#### [WHAT YOU HAVE TO DO]
Write out again, unaltered, the lines from the start through the line containing "import plotly.graph_objects as go".

Dataset items:
-- -- --
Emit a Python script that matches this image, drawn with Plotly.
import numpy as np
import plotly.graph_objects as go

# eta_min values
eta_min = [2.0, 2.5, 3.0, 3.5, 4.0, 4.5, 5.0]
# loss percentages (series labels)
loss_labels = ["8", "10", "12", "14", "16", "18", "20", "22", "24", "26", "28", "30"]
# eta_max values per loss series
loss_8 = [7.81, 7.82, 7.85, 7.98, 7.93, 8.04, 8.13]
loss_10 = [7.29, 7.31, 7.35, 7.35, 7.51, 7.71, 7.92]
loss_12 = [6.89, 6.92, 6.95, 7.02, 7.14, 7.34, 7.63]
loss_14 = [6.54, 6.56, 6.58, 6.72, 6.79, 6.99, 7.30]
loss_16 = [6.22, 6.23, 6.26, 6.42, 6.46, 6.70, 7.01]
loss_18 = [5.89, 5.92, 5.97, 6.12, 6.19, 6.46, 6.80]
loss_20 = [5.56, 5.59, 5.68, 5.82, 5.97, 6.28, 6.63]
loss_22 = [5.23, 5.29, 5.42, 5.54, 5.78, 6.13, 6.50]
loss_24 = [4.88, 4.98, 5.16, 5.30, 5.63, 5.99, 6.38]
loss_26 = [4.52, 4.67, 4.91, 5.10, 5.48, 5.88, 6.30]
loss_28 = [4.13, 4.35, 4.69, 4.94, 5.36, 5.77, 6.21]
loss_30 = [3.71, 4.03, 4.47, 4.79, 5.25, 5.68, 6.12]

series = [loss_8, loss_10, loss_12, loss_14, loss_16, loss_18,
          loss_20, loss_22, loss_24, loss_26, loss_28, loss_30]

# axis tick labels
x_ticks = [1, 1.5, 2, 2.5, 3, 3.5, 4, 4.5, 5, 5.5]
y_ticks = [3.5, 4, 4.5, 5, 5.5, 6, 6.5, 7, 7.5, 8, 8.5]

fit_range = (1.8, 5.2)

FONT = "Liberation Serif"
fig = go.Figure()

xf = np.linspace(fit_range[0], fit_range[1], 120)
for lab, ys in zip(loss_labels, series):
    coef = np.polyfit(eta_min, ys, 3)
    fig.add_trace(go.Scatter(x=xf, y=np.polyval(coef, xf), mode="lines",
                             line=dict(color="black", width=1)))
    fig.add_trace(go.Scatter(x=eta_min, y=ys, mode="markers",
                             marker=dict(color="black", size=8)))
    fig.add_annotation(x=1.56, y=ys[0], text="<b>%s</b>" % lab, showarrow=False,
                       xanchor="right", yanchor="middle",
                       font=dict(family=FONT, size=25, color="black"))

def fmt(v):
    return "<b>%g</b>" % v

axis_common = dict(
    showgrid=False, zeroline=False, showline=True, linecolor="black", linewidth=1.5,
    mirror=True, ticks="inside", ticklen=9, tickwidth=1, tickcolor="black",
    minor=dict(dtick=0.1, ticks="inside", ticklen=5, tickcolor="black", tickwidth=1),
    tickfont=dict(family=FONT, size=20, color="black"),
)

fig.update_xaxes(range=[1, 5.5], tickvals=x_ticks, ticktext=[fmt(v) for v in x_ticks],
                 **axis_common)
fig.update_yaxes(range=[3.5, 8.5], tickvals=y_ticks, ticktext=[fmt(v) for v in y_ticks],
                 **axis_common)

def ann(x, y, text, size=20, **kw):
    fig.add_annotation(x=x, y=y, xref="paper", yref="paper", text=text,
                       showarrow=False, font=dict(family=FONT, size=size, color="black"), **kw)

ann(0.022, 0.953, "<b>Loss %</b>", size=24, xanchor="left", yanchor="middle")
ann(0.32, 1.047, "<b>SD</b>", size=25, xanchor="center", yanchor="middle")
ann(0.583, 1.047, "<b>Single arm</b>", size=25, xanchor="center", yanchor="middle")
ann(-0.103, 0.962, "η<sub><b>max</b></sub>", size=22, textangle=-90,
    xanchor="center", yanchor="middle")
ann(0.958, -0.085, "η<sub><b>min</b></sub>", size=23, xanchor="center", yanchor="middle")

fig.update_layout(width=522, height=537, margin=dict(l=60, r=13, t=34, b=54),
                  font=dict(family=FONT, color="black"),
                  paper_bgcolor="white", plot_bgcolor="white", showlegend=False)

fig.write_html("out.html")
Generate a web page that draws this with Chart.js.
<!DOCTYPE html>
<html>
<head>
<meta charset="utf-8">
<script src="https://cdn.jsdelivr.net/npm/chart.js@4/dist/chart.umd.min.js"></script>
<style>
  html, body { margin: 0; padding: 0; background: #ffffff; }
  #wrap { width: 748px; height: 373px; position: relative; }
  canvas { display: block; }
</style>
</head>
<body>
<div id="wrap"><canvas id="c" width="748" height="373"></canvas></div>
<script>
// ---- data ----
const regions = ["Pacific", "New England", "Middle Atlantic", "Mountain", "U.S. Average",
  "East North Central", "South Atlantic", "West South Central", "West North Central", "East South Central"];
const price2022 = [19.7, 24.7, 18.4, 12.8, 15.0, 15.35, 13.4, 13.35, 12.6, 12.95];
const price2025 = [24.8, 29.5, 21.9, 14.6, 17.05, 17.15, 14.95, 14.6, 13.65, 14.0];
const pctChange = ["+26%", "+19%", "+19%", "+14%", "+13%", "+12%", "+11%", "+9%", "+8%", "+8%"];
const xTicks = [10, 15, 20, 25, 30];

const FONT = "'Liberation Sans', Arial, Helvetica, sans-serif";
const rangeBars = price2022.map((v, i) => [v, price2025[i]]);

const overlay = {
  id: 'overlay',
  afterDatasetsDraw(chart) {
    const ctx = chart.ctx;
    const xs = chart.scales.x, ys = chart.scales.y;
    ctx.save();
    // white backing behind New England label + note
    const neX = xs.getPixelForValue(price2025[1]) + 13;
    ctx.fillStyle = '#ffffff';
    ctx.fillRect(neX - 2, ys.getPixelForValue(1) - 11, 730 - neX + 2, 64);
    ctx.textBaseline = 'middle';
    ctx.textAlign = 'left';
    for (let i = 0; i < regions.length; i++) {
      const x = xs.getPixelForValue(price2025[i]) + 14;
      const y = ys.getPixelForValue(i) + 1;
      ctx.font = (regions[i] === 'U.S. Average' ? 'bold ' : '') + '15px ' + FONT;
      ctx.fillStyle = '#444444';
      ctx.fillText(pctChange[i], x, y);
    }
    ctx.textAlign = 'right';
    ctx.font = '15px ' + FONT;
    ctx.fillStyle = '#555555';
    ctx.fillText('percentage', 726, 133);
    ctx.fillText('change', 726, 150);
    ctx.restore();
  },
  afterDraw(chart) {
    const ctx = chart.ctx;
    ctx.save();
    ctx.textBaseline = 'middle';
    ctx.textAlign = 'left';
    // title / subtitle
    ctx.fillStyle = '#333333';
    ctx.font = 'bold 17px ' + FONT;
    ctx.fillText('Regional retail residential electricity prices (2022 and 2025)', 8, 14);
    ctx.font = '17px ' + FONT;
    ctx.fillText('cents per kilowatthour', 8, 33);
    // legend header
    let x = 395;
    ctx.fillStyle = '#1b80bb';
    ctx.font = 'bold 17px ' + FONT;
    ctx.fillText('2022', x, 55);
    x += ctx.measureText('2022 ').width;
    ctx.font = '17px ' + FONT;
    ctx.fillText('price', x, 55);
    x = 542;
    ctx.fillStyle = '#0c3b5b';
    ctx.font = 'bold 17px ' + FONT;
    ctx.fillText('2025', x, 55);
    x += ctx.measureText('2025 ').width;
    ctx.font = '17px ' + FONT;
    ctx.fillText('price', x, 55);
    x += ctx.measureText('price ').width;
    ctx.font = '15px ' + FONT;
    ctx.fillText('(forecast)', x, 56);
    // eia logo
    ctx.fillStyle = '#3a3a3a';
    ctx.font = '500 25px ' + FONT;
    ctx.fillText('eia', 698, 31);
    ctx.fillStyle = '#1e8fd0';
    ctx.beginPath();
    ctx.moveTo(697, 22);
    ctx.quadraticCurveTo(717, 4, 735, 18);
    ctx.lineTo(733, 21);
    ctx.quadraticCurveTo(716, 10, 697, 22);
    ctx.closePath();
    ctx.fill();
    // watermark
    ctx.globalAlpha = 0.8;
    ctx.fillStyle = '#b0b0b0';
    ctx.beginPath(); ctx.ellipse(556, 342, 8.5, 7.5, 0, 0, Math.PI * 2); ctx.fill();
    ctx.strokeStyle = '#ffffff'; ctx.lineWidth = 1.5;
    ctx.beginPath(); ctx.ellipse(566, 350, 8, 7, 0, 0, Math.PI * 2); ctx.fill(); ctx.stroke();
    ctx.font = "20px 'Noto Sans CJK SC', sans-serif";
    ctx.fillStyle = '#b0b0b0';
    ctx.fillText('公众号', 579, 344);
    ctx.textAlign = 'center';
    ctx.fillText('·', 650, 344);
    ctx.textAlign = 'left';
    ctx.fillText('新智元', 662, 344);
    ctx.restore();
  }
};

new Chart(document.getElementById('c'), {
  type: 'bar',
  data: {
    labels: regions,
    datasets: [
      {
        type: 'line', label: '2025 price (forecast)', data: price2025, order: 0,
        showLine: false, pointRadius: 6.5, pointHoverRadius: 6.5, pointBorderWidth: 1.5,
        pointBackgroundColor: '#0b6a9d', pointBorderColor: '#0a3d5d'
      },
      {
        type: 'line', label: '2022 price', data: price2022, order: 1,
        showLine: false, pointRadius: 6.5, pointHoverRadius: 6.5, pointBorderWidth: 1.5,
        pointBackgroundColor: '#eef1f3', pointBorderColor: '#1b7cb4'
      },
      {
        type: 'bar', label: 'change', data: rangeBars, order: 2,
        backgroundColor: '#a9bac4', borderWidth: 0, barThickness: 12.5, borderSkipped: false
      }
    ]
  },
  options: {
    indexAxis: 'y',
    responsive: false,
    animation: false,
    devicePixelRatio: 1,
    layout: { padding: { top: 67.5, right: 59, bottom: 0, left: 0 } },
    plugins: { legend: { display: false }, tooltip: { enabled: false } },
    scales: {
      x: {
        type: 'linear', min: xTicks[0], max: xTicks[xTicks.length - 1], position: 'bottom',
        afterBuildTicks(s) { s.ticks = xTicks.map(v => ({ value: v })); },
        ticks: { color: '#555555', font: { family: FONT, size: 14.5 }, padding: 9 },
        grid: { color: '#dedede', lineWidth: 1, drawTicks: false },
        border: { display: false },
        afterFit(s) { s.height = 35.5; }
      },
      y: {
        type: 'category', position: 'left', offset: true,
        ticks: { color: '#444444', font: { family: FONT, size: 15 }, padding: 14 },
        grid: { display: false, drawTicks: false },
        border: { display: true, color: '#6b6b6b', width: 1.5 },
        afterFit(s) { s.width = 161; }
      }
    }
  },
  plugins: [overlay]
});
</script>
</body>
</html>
-- -- --
#### [OUTPUT OF THE TASK]
Emit a Python script that matches this image, drawn with Plotly.
import numpy as np
import plotly.graph_objects as go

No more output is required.